Through my reading and research into the practice and effects of mantra chanting and meditation, I’ve come across
the word ‘desire’ many times. It would appear that the aim of meditation is to change how we live with desire – bluntly put, to eradicate it.
This has always puzzled me. The wish to be rid of desire is, surely, a desire in itself. I have the image of someone sitting meditating, thinking to themselves – ‘I really, really, really want to not want anything.’ How can that closed circuit ever get us anywhere?
After nearly three years of daily mantra and meditation practice, I have come to see things rather differently. For me now, it is less a question of removing desire from my psyche and more a matter of seeing each desire for what it is and treating it accordingly.
Desire exists in the mind only. Though the world is full of possible objects of desire – things, products, knowledge, experiences – desire itself has no physical form. There is no object to which one can point and say ‘that is desire’. It has no facial expression (the photo here could denote a variety of internal states – doubt or anxiety for example), no tone of voice even. It is a purely mental process.

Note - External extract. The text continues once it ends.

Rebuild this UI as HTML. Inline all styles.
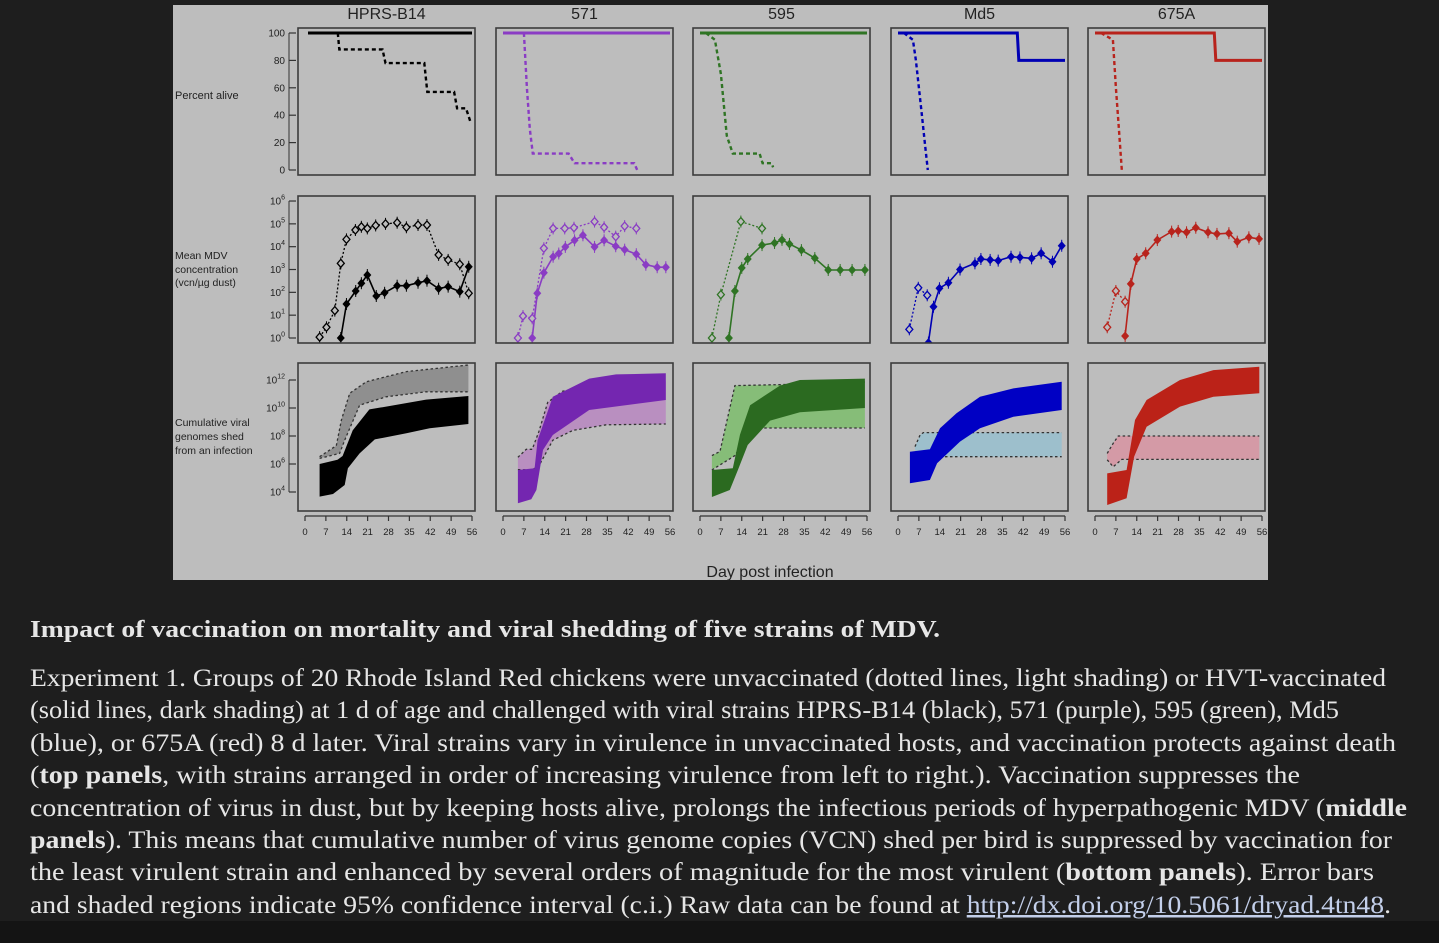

When we desire something (beyond the physical requirements of food, water and shelter) we are doing something quite complicated in the mind. We split ourselves off into an imaginary object, the person who is possessed of the car, the house, the clothes, the knowledge, the status, the partner. We imagine ourselves with these things and we feel, for a moment, the happiness, fulfilment or power we think would feel if it were true. This splitting of the self into subject (me) and object (me possessed of what I desire) is unique to desire and is, I believe, the reason why desire is potentially so deeply dangerous to us. While my objects of desire might be, say, a bottle of green nail varnish or the ability to speak Chinese, and yours might be a new kettle or a Master’s degree in your chosen subject, in both cases the real object of desire is not the thing in itself but the imagined self in possession of these things. Desire disintegrates the self, splits it from itself and in this lies its danger and potential toxicity.
For the split, unintegrated, desire fantasising objectified self, even the imaginary self that possesses the nail varnish, the fluent Chinese, the new kettle and the Master’s degree functions as the ‘other’. The integrated self, the unobjectified self, is without desire for it has everything it wants. As long as it is free from physical pain, it is what it wants to be – simply itself. The integrated self is therefore free to experience the world as an integrated entity, beyond subject/object duality, free from the desire or fear of the ‘other’, as there is no ‘other’.
Follow your desire, if that is your will. But if you allow your imagination to fool you into believing that once you’ve got it you’ll be anything other than what you already are, your pursuit will be ultimately fruitless.